**TASK DETAILS**
Your task is to copy a single run of lines that starts at the line with "Emit a Python" and stops at the line with "854, 921, 1000]", keeping both ends. Copy nothing else.
** Begin **
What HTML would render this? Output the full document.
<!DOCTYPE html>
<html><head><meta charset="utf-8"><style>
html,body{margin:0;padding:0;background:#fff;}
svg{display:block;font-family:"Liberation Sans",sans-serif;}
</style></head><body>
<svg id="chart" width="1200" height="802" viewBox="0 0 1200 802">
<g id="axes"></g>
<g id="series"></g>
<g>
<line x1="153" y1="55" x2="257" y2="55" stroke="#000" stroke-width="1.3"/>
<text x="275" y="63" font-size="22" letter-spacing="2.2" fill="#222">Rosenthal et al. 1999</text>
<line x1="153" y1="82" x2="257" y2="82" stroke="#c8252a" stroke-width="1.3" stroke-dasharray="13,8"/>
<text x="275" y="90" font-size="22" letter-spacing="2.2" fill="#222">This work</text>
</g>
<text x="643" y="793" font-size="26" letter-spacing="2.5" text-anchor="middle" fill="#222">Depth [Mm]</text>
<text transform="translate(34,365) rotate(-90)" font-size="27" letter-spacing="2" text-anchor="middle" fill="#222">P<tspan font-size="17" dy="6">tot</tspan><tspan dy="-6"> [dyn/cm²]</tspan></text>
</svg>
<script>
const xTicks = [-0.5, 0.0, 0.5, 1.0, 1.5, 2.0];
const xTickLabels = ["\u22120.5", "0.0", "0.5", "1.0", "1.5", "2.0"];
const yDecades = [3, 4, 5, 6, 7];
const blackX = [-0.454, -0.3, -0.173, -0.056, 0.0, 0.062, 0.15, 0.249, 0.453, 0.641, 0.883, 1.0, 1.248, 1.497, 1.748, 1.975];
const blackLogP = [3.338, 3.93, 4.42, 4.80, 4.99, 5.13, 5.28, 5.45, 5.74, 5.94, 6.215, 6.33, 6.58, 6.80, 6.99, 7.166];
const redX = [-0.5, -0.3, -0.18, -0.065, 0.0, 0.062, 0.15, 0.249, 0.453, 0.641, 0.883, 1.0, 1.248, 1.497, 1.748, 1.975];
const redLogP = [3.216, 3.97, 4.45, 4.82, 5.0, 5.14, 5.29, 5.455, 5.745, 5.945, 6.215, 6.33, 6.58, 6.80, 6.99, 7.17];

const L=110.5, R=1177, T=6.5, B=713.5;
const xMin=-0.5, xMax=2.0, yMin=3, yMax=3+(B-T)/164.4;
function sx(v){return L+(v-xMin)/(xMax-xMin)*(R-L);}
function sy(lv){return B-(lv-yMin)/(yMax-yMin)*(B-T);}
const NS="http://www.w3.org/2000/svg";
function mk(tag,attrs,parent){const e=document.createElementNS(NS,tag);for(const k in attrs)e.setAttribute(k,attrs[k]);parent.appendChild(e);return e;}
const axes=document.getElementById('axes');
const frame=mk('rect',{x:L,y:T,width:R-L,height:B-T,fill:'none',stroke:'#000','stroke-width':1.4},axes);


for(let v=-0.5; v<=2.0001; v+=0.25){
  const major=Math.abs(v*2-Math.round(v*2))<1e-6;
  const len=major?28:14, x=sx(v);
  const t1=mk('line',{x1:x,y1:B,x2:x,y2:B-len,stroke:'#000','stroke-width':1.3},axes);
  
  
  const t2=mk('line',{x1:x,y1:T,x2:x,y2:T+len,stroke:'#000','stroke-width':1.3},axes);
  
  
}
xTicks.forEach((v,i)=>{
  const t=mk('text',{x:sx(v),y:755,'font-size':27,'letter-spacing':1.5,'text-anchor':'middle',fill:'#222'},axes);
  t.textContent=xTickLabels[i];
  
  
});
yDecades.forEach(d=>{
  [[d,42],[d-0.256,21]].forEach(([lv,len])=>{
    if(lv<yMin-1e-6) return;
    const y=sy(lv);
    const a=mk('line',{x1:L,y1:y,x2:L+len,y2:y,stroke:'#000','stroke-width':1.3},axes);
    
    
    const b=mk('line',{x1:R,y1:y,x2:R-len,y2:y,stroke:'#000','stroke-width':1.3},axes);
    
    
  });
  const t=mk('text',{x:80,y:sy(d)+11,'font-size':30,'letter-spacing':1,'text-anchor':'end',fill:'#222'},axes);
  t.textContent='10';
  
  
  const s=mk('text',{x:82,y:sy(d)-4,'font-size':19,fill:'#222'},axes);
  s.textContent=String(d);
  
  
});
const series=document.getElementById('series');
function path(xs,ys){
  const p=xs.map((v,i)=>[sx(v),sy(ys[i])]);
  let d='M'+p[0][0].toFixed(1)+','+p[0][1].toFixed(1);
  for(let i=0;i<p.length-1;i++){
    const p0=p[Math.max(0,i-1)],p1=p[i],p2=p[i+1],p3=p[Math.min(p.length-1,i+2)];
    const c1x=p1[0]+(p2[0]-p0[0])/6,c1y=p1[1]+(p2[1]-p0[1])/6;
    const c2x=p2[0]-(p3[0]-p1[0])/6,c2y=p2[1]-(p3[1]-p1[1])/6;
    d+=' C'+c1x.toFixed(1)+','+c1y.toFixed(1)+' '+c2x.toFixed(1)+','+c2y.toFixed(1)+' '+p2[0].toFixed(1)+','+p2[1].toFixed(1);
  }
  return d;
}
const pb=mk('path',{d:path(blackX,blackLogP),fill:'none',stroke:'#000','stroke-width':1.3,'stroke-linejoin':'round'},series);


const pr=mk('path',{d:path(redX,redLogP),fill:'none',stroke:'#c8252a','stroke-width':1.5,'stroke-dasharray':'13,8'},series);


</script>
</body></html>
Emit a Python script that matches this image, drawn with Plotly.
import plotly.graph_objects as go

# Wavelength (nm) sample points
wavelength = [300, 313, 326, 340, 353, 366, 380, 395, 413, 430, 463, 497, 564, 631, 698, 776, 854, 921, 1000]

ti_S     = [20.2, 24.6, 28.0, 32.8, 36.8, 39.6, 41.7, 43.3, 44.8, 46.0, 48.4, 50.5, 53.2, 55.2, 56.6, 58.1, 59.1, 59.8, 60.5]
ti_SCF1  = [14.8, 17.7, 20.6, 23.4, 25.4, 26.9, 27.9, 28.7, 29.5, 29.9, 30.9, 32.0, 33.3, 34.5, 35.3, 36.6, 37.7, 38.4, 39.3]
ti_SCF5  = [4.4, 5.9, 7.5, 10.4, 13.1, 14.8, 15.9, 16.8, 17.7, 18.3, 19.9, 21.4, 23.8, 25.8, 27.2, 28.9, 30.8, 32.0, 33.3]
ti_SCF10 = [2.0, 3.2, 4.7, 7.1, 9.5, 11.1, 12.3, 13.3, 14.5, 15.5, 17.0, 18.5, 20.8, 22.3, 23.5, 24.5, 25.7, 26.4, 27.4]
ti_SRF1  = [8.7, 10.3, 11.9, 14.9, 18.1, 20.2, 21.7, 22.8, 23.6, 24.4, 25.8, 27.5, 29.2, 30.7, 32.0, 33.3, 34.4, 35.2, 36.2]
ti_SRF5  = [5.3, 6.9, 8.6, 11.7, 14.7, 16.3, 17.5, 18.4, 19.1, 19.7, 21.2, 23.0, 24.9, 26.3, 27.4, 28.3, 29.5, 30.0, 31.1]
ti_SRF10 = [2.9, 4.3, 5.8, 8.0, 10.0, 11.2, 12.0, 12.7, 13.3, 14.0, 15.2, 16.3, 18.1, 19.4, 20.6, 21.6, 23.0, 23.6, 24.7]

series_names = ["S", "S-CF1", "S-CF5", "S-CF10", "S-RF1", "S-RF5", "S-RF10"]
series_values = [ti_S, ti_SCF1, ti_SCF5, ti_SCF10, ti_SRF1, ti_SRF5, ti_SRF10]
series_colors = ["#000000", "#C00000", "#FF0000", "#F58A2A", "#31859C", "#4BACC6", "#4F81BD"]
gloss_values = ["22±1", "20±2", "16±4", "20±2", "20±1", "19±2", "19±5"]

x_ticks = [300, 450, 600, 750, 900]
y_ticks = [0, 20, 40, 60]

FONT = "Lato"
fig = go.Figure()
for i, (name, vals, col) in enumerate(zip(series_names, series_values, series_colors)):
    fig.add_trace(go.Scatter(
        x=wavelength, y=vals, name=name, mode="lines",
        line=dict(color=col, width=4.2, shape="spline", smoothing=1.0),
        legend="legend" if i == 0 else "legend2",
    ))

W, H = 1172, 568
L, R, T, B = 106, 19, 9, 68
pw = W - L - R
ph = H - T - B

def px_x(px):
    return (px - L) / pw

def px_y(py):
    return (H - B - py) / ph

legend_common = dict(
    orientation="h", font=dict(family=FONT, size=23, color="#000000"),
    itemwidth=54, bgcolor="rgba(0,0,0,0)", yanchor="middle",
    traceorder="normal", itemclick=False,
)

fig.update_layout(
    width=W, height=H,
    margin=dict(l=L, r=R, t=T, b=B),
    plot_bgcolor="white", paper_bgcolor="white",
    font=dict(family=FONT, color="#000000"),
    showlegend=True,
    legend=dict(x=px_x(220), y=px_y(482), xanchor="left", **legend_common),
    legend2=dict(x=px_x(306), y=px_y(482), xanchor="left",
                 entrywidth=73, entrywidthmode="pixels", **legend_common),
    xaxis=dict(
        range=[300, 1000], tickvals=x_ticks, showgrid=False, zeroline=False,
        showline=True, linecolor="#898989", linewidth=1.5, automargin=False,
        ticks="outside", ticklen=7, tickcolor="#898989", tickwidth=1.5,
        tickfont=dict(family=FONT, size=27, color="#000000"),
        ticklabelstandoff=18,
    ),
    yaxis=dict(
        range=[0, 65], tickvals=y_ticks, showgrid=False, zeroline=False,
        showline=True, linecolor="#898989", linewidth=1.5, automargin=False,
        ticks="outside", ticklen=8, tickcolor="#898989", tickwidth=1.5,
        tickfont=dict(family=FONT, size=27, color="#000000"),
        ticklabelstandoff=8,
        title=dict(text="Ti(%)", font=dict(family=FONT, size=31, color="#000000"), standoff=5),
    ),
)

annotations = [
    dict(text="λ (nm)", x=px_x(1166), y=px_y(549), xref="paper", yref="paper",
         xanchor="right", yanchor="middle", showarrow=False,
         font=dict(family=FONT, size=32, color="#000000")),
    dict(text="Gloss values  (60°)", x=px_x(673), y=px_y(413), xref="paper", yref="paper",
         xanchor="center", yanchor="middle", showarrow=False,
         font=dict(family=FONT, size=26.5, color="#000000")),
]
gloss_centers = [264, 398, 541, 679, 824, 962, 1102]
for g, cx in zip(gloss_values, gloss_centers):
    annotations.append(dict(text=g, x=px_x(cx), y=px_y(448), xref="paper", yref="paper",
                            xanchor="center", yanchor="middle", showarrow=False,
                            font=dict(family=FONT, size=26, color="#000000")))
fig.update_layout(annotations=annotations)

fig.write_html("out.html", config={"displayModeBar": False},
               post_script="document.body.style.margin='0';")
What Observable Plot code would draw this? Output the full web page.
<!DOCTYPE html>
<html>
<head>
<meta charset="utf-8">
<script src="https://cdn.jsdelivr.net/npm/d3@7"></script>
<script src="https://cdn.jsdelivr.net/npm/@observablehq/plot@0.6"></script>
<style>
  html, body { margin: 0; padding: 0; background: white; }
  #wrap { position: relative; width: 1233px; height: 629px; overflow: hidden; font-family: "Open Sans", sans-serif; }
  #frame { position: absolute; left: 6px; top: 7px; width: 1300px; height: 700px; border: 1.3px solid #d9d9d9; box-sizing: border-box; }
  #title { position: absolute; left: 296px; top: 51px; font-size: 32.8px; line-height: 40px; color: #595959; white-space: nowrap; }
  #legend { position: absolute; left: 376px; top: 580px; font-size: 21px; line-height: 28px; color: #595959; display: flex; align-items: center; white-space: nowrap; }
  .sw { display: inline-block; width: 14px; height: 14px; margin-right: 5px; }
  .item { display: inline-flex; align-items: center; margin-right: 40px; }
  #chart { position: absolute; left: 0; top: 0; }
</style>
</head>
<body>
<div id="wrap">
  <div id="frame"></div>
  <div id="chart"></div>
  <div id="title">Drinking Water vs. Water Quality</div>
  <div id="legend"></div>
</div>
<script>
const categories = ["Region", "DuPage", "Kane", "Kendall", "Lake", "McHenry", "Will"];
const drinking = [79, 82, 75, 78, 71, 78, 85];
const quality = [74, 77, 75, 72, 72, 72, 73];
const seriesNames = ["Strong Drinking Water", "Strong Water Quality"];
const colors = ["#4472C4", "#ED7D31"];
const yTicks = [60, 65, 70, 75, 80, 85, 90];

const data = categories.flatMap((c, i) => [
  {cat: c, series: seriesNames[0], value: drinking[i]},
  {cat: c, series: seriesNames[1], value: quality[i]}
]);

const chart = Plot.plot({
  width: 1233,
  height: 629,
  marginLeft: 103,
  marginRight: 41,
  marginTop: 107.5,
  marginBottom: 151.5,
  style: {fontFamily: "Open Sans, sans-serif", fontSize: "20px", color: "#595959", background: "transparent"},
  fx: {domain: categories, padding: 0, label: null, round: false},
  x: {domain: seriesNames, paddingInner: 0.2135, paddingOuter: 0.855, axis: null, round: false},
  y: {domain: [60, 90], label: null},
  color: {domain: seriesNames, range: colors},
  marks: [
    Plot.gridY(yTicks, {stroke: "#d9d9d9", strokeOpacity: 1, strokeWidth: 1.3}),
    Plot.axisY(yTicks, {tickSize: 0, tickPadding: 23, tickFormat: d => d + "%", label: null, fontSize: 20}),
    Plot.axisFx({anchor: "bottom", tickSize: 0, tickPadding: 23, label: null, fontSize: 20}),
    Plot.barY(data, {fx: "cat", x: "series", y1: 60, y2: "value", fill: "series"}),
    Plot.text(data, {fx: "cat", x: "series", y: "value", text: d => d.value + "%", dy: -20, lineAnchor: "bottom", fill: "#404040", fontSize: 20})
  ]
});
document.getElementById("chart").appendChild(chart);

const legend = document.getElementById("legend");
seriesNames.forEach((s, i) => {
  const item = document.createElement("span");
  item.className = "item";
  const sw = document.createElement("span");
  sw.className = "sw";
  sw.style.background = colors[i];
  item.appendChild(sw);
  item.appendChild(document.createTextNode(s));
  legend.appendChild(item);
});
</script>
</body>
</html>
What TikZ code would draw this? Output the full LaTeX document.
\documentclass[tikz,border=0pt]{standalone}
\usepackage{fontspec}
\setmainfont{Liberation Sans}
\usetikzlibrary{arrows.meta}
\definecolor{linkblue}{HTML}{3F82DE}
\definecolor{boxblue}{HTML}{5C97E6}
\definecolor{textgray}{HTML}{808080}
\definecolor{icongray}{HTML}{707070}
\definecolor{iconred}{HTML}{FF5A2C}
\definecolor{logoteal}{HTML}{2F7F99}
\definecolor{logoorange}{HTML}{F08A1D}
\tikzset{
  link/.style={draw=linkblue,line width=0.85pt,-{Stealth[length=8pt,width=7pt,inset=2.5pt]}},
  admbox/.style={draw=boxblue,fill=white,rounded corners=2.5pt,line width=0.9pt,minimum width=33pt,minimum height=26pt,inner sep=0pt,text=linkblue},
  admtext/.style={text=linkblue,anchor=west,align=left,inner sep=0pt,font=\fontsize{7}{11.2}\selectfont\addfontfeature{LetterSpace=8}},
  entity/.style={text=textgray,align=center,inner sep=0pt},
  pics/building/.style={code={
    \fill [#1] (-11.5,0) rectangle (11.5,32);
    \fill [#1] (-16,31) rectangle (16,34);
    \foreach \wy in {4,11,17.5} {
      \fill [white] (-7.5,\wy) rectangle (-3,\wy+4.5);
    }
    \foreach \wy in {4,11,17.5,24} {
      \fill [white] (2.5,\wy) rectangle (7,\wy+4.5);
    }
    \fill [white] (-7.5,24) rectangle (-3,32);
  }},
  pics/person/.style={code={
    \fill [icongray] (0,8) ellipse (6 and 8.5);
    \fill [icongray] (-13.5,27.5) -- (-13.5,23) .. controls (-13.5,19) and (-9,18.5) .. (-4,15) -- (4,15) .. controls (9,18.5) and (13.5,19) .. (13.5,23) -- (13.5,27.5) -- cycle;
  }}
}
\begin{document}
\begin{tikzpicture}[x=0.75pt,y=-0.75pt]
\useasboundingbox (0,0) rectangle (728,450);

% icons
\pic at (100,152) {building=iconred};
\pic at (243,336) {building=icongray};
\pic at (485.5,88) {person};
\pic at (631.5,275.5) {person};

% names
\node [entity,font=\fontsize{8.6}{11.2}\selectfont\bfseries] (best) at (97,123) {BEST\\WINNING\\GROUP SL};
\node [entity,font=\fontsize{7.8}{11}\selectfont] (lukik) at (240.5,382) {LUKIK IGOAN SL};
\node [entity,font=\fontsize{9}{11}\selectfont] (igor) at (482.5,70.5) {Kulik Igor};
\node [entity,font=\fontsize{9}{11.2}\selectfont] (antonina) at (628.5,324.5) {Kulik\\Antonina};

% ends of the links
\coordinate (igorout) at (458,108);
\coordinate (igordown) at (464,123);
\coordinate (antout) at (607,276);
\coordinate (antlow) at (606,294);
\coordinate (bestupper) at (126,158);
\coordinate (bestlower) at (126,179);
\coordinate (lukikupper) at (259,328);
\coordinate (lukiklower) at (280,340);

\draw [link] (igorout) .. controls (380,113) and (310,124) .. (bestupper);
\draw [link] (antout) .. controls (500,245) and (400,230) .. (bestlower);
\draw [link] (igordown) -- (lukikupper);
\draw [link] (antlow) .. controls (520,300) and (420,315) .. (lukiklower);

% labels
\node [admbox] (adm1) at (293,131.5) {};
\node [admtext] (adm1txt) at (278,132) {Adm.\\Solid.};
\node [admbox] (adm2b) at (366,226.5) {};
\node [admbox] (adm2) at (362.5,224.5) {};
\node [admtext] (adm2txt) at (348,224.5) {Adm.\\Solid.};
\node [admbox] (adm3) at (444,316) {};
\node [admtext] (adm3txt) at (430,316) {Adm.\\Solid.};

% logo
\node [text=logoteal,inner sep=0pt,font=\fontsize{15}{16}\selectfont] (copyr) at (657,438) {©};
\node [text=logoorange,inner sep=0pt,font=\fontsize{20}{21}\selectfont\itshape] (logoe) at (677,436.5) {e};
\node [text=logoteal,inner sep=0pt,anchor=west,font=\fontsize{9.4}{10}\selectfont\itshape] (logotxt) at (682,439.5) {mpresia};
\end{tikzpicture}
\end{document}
** End **
**ANSWER TO THE EXERCISE**
Emit a Python script that matches this image, drawn with Plotly.
import plotly.graph_objects as go

# Wavelength (nm) sample points
wavelength = [300, 313, 326, 340, 353, 366, 380, 395, 413, 430, 463, 497, 564, 631, 698, 776, 854, 921, 1000]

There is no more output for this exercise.